Между тем опасность самоизоляции от неокантианской гносеологии отчетливо понимали отдельные выдающиеся русские историки более раннего времени. Медиевист Дмитрий Петрушевский в конце 20-х годов предпослал одному из своих трудов теоретическое введение, в котором подчеркивал огромное значение взглядов Генриха Риккерта и Макса Вебера для исторического познания. Но эта смелая демонстрация независимой мысли историка имела результатом лишь то, что Петрушевского немедленно заставили замолчать. Его протест остался гласом вопиющего в пустыне, а в последующих работах советских философов и методологов неокантианская мысль по-прежнему подвергалась отрицанию и поношению. Никто не брал на себя труда — вплоть до самых последних лет — объективно разобраться в той интерпретации специфики «наук о культуре», которая была выдвинута указанными мыслителями еще в начале нашего столетия. Результат налицо — так называемая марксистская историческая наука представляет собой не что иное, как — подчеркну еще раз — облаченный в марксистскую фразеологию позитивизм.
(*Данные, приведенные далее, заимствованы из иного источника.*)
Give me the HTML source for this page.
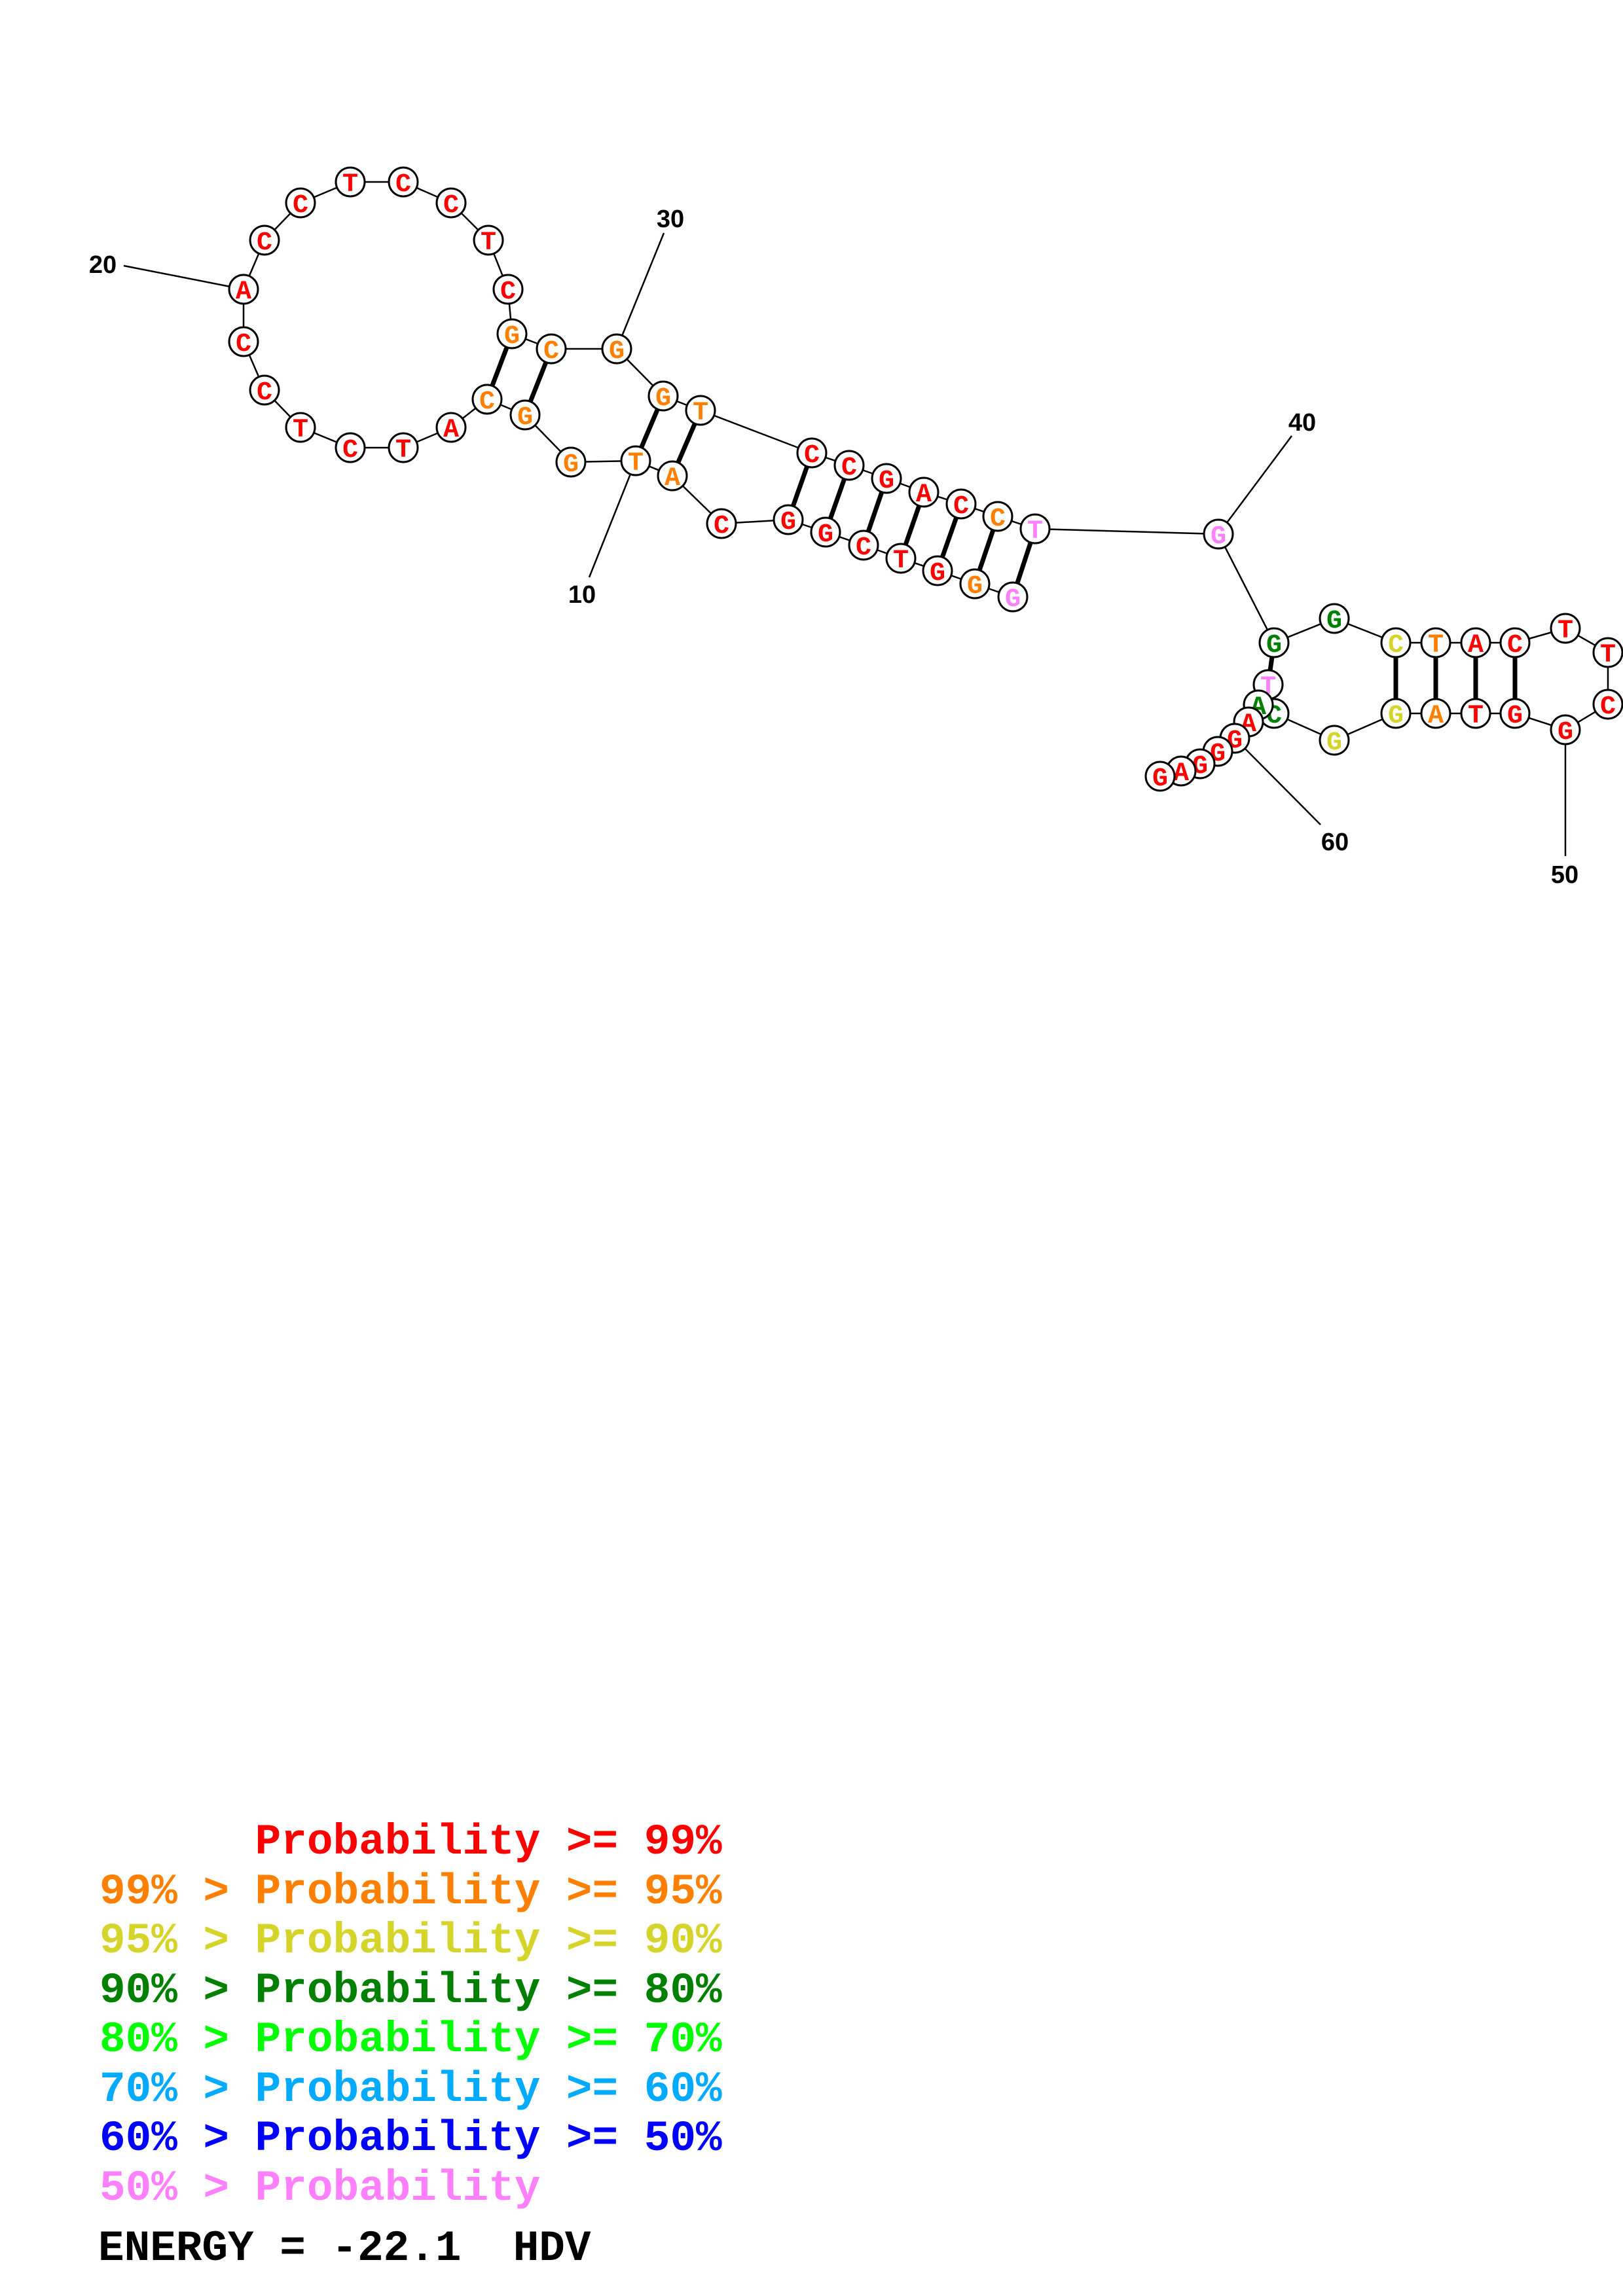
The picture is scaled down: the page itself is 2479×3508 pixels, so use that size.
<!DOCTYPE html>
<html><head><meta charset="utf-8"><style>
html,body{margin:0;padding:0;background:#fff;}
svg{display:block;}
.n text{font-family:"Liberation Mono",monospace;font-weight:bold;font-size:40px;text-anchor:middle;}
.lg{font-family:"Liberation Mono",monospace;font-weight:bold;font-size:66px;white-space:pre;}
.lb{font-family:"Liberation Sans",sans-serif;font-weight:bold;font-size:38px;text-anchor:middle;}
</style></head><body>
<svg width="2479" height="3508" viewBox="0 0 2479 3508" xmlns="http://www.w3.org/2000/svg">
<rect width="2479" height="3508" fill="#fff"/>
<g stroke="#000" stroke-width="2.5" fill="none">
<polyline points="1547,912 1489,892 1432,872 1376,853 1319,833 1261,813 1204,794 1102,800 1027,727 971,704 872,706 802,634 744,610 689,653 616,684 535,684 459,653 404,596 372,522 372,442 404,367 459,310 535,278 616,278 689,310 746,367 776,442 782,510 842,533 942,533 1013,605 1070,627 1240,692 1297,711 1354,731 1411,752 1468,770 1524,789 1581,808 1861,816 1946,982 2038,945 2132,982 2193,982 2254,982 2314,982 2391,960 2456,997 2456,1076 2391,1115 2314,1090 2254,1090 2193,1090 2132,1090 2038,1131 1946,1090 1937,1046 1922,1077 1907,1103 1886,1128 1860,1148 1833,1167 1804,1178 1772,1186"/>
<line x1="189" y1="406" x2="372" y2="442"/>
<line x1="1014" y1="356" x2="942" y2="533"/>
<line x1="1973" y1="666" x2="1861" y2="816"/>
<line x1="2391" y1="1115" x2="2391" y2="1308"/>
<line x1="1886" y1="1128" x2="2017" y2="1260"/>
<line x1="971" y1="704" x2="900" y2="882"/>
</g>
<g stroke="#000" stroke-width="7">
<line x1="1581" y1="808" x2="1547" y2="912"/>
<line x1="1524" y1="789" x2="1489" y2="892"/>
<line x1="1468" y1="770" x2="1432" y2="872"/>
<line x1="1411" y1="752" x2="1376" y2="853"/>
<line x1="1354" y1="731" x2="1319" y2="833"/>
<line x1="1297" y1="711" x2="1261" y2="813"/>
<line x1="1240" y1="692" x2="1204" y2="794"/>
<line x1="1070" y1="627" x2="1027" y2="727"/>
<line x1="1013" y1="605" x2="971" y2="704"/>
<line x1="842" y1="533" x2="802" y2="634"/>
<line x1="782" y1="510" x2="744" y2="610"/>
<line x1="1946" y1="982" x2="1937" y2="1046"/>
<line x1="2132" y1="982" x2="2132" y2="1090"/>
<line x1="2193" y1="982" x2="2193" y2="1090"/>
<line x1="2254" y1="982" x2="2254" y2="1090"/>
<line x1="2314" y1="982" x2="2314" y2="1090"/>
</g>
<text class="lb" x="157" y="417">20</text>
<text class="lb" x="1024" y="347">30</text>
<text class="lb" x="1989" y="658">40</text>
<text class="lb" x="889" y="921">10</text>
<text class="lb" x="2390" y="1349">50</text>
<text class="lb" x="2039" y="1299">60</text>
<g class="n" stroke="#000" stroke-width="3">
<g><circle cx="1547" cy="912" r="22" fill="#fff"/><text x="1547" y="926" fill="#ff80ff" stroke="none">G</text></g>
<g><circle cx="1489" cy="892" r="22" fill="#fff"/><text x="1489" y="906" fill="#ff8000" stroke="none">G</text></g>
<g><circle cx="1432" cy="872" r="22" fill="#fff"/><text x="1432" y="886" fill="#ff0000" stroke="none">G</text></g>
<g><circle cx="1376" cy="853" r="22" fill="#fff"/><text x="1376" y="867" fill="#ff0000" stroke="none">T</text></g>
<g><circle cx="1319" cy="833" r="22" fill="#fff"/><text x="1319" y="847" fill="#ff0000" stroke="none">C</text></g>
<g><circle cx="1261" cy="813" r="22" fill="#fff"/><text x="1261" y="827" fill="#ff0000" stroke="none">G</text></g>
<g><circle cx="1204" cy="794" r="22" fill="#fff"/><text x="1204" y="808" fill="#ff0000" stroke="none">G</text></g>
<g><circle cx="1102" cy="800" r="22" fill="#fff"/><text x="1102" y="814" fill="#ff0000" stroke="none">C</text></g>
<g><circle cx="1027" cy="727" r="22" fill="#fff"/><text x="1027" y="741" fill="#ff8000" stroke="none">A</text></g>
<g><circle cx="971" cy="704" r="22" fill="#fff"/><text x="971" y="718" fill="#ff8000" stroke="none">T</text></g>
<g><circle cx="872" cy="706" r="22" fill="#fff"/><text x="872" y="720" fill="#ff8000" stroke="none">G</text></g>
<g><circle cx="802" cy="634" r="22" fill="#fff"/><text x="802" y="648" fill="#ff8000" stroke="none">G</text></g>
<g><circle cx="744" cy="610" r="22" fill="#fff"/><text x="744" y="624" fill="#ff8000" stroke="none">C</text></g>
<g><circle cx="689" cy="653" r="22" fill="#fff"/><text x="689" y="667" fill="#ff0000" stroke="none">A</text></g>
<g><circle cx="616" cy="684" r="22" fill="#fff"/><text x="616" y="698" fill="#ff0000" stroke="none">T</text></g>
<g><circle cx="535" cy="684" r="22" fill="#fff"/><text x="535" y="698" fill="#ff0000" stroke="none">C</text></g>
<g><circle cx="459" cy="653" r="22" fill="#fff"/><text x="459" y="667" fill="#ff0000" stroke="none">T</text></g>
<g><circle cx="404" cy="596" r="22" fill="#fff"/><text x="404" y="610" fill="#ff0000" stroke="none">C</text></g>
<g><circle cx="372" cy="522" r="22" fill="#fff"/><text x="372" y="536" fill="#ff0000" stroke="none">C</text></g>
<g><circle cx="372" cy="442" r="22" fill="#fff"/><text x="372" y="456" fill="#ff0000" stroke="none">A</text></g>
<g><circle cx="404" cy="367" r="22" fill="#fff"/><text x="404" y="381" fill="#ff0000" stroke="none">C</text></g>
<g><circle cx="459" cy="310" r="22" fill="#fff"/><text x="459" y="324" fill="#ff0000" stroke="none">C</text></g>
<g><circle cx="535" cy="278" r="22" fill="#fff"/><text x="535" y="292" fill="#ff0000" stroke="none">T</text></g>
<g><circle cx="616" cy="278" r="22" fill="#fff"/><text x="616" y="292" fill="#ff0000" stroke="none">C</text></g>
<g><circle cx="689" cy="310" r="22" fill="#fff"/><text x="689" y="324" fill="#ff0000" stroke="none">C</text></g>
<g><circle cx="746" cy="367" r="22" fill="#fff"/><text x="746" y="381" fill="#ff0000" stroke="none">T</text></g>
<g><circle cx="776" cy="442" r="22" fill="#fff"/><text x="776" y="456" fill="#ff0000" stroke="none">C</text></g>
<g><circle cx="782" cy="510" r="22" fill="#fff"/><text x="782" y="524" fill="#ff8000" stroke="none">G</text></g>
<g><circle cx="842" cy="533" r="22" fill="#fff"/><text x="842" y="547" fill="#ff8000" stroke="none">C</text></g>
<g><circle cx="942" cy="533" r="22" fill="#fff"/><text x="942" y="547" fill="#ff8000" stroke="none">G</text></g>
<g><circle cx="1013" cy="605" r="22" fill="#fff"/><text x="1013" y="619" fill="#ff8000" stroke="none">G</text></g>
<g><circle cx="1070" cy="627" r="22" fill="#fff"/><text x="1070" y="641" fill="#ff8000" stroke="none">T</text></g>
<g><circle cx="1240" cy="692" r="22" fill="#fff"/><text x="1240" y="706" fill="#ff0000" stroke="none">C</text></g>
<g><circle cx="1297" cy="711" r="22" fill="#fff"/><text x="1297" y="725" fill="#ff0000" stroke="none">C</text></g>
<g><circle cx="1354" cy="731" r="22" fill="#fff"/><text x="1354" y="745" fill="#ff0000" stroke="none">G</text></g>
<g><circle cx="1411" cy="752" r="22" fill="#fff"/><text x="1411" y="766" fill="#ff0000" stroke="none">A</text></g>
<g><circle cx="1468" cy="770" r="22" fill="#fff"/><text x="1468" y="784" fill="#ff0000" stroke="none">C</text></g>
<g><circle cx="1524" cy="789" r="22" fill="#fff"/><text x="1524" y="803" fill="#ff8000" stroke="none">C</text></g>
<g><circle cx="1581" cy="808" r="22" fill="#fff"/><text x="1581" y="822" fill="#ff80ff" stroke="none">T</text></g>
<g><circle cx="1861" cy="816" r="22" fill="#fff"/><text x="1861" y="830" fill="#ff80ff" stroke="none">G</text></g>
<g><circle cx="1946" cy="982" r="22" fill="#fff"/><text x="1946" y="996" fill="#008000" stroke="none">G</text></g>
<g><circle cx="2038" cy="945" r="22" fill="#fff"/><text x="2038" y="959" fill="#008000" stroke="none">G</text></g>
<g><circle cx="2132" cy="982" r="22" fill="#fff"/><text x="2132" y="996" fill="#d4d42a" stroke="none">C</text></g>
<g><circle cx="2193" cy="982" r="22" fill="#fff"/><text x="2193" y="996" fill="#ff8000" stroke="none">T</text></g>
<g><circle cx="2254" cy="982" r="22" fill="#fff"/><text x="2254" y="996" fill="#ff0000" stroke="none">A</text></g>
<g><circle cx="2314" cy="982" r="22" fill="#fff"/><text x="2314" y="996" fill="#ff0000" stroke="none">C</text></g>
<g><circle cx="2391" cy="960" r="22" fill="#fff"/><text x="2391" y="974" fill="#ff0000" stroke="none">T</text></g>
<g><circle cx="2456" cy="997" r="22" fill="#fff"/><text x="2456" y="1011" fill="#ff0000" stroke="none">T</text></g>
<g><circle cx="2456" cy="1076" r="22" fill="#fff"/><text x="2456" y="1090" fill="#ff0000" stroke="none">C</text></g>
<g><circle cx="2391" cy="1115" r="22" fill="#fff"/><text x="2391" y="1129" fill="#ff0000" stroke="none">G</text></g>
<g><circle cx="2314" cy="1090" r="22" fill="#fff"/><text x="2314" y="1104" fill="#ff0000" stroke="none">G</text></g>
<g><circle cx="2254" cy="1090" r="22" fill="#fff"/><text x="2254" y="1104" fill="#ff0000" stroke="none">T</text></g>
<g><circle cx="2193" cy="1090" r="22" fill="#fff"/><text x="2193" y="1104" fill="#ff8000" stroke="none">A</text></g>
<g><circle cx="2132" cy="1090" r="22" fill="#fff"/><text x="2132" y="1104" fill="#d4d42a" stroke="none">G</text></g>
<g><circle cx="2038" cy="1131" r="22" fill="#fff"/><text x="2038" y="1145" fill="#d4d42a" stroke="none">G</text></g>
<g><circle cx="1946" cy="1090" r="22" fill="#fff"/><text x="1946" y="1104" fill="#008000" stroke="none">C</text></g>
<g><circle cx="1937" cy="1046" r="22" fill="#fff"/><text x="1937" y="1060" fill="#ff80ff" stroke="none">T</text></g>
<g><circle cx="1922" cy="1077" r="22" fill="#fff"/><text x="1922" y="1091" fill="#008000" stroke="none">A</text></g>
<g><circle cx="1907" cy="1103" r="22" fill="#fff"/><text x="1907" y="1117" fill="#ff0000" stroke="none">A</text></g>
<g><circle cx="1886" cy="1128" r="22" fill="#fff"/><text x="1886" y="1142" fill="#ff0000" stroke="none">G</text></g>
<g><circle cx="1860" cy="1148" r="22" fill="#fff"/><text x="1860" y="1162" fill="#ff0000" stroke="none">G</text></g>
<g><circle cx="1833" cy="1167" r="22" fill="#fff"/><text x="1833" y="1181" fill="#ff0000" stroke="none">G</text></g>
<g><circle cx="1804" cy="1178" r="22" fill="#fff"/><text x="1804" y="1192" fill="#ff0000" stroke="none">A</text></g>
<g><circle cx="1772" cy="1186" r="22" fill="#fff"/><text x="1772" y="1200" fill="#ff0000" stroke="none">G</text></g>
</g>
<text class="lg" x="152" y="2832" fill="#ff0000" xml:space="preserve">      Probability &gt;= 99%</text>
<text class="lg" x="152" y="2908" fill="#ff8000" xml:space="preserve">99% &gt; Probability &gt;= 95%</text>
<text class="lg" x="152" y="2983" fill="#d4d42a" xml:space="preserve">95% &gt; Probability &gt;= 90%</text>
<text class="lg" x="152" y="3059" fill="#008000" xml:space="preserve">90% &gt; Probability &gt;= 80%</text>
<text class="lg" x="152" y="3134" fill="#00ff00" xml:space="preserve">80% &gt; Probability &gt;= 70%</text>
<text class="lg" x="152" y="3210" fill="#00aaff" xml:space="preserve">70% &gt; Probability &gt;= 60%</text>
<text class="lg" x="152" y="3285" fill="#0000ff" xml:space="preserve">60% &gt; Probability &gt;= 50%</text>
<text class="lg" x="152" y="3361" fill="#ff80ff" xml:space="preserve">50% &gt; Probability</text>
<text class="lg" x="150" y="3453" fill="#000" xml:space="preserve">ENERGY = -22.1  HDV</text>
</svg>
</body></html>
Итак, в период «гласности» выяснилось, что историки — более робкие и идеологически ручные, нежели часть поэтов и писателей. Чем это объясняется? Возможно, их большей близостью к властям и более всеобъемлющей подконтрольностью господствующей идеологии. Писатели тоже не были свободны, но их хотя бы не принуждали постоянно ссылаться на «отцов» марксистской церкви, между тем как для историков это был обязательный ритуал. Да и сами они в своем большинстве нуждались в подобных идеологических «костылях».
По мнению французского историка Жоржа Дюби, высказанному в 80-е годы, идеи Маркса и Ленина не представляли собой «интеллектуального ошейника» для советских историков, а являлись полезными рекомендациями, которые способствовали их исследованиям. Конечно, марксизм вошел в плоть и кровь современной историческом науки. Но вполне ли был прав уважаемый французский коллега? Марксистская историософия предлагала историкам иллюстрировать сформулированные ею общеисторические законы, но выходить за пределы глобальной схемы прогрессивной смены формаций возбранялось. Самое понятие «формация» интерпретировалось в качестве объективной реальности. Удобство этой схемы заключается, помимо всего прочего, в ее чрезвычайной простоте. Тезис о материально-экономическом «базисе», детерминирующем идеологическую и политическую «надстройку», давал удобную «отмычку» для вульгаризованного объяснения духовной жизни.
Между тем «идеальный тип» Вебера есть не более чем инструмент познания, научная модель («исследовательская утопия»), с которой историк подходит к изучению исторического феномена. Эта модель не «подминает» под себя конкретный материал, как это происходит в марксистской историографии, а, напротив, модифицируется и даже в случае необходимости отбрасывается историком, если она противоречит этому конкретному материалу. Именно расхождение между наблюдениями и предварительным «идеальным типом» открывает возможность для получения нового знания и новых обобщений. Автор «Протестантской этики и духа капитализма», подчеркнув активное воздействие религии и других духовных структур на общественную жизнь и производство, тем самым поставил в центре исторического исследования мыслящего, чувствующего и деятельного человека. Вместо политико-экономических и социологических абстракций в фокусе исторического анализа оказывается человеческий индивид.
Контраст между реифицированной абстракцией «социально-экономическая формация» («способ производства») и «идеальным типом» очевиден и непримирим. Подчиняясь навязанной сверху догме, советские историки лишались научной свободы. У некоторых из них эта духовная несвобода иногда сочеталась с цинизмом.
Сотни, если не тысячи историков-марксистов зарабатывали свой хлеб на поприще «критики буржуазной историографии». Одному Богу известно, кто из них действительно верил в «превосходство советской науки», о котором трубили на всех углах, кто был циником и приспособленцем.
Вот суждение, высказанное одним из столпов официальной советской историографии о публикации в Москве в 1973 г. книги Марка Блока: «Перевод “Апологии истории” — политическая ошибка».
Я не раз слышал от своих коллег сетования на то, что им не позволяют писать так, как им хотелось бы — «цензура мешает». Казалось бы, это верно, ибо государственные цензоры и идеологические надсмотрщики неусыпно наблюдали за нашим творчеством. Но в то же время это — крайнее упрощение действительной ситуации. Ведь в большинстве своем авторы исторических трудов шли на то, чтобы подвергать свои рукописи автоцензуре, так что подаваемые ими для публикации сочинения уже не могли вызвать официального неодобрения. Да и кто принуждал их публиковать работы, которые противоречили их убеждениям? Моральное состояние историков было ужасающим.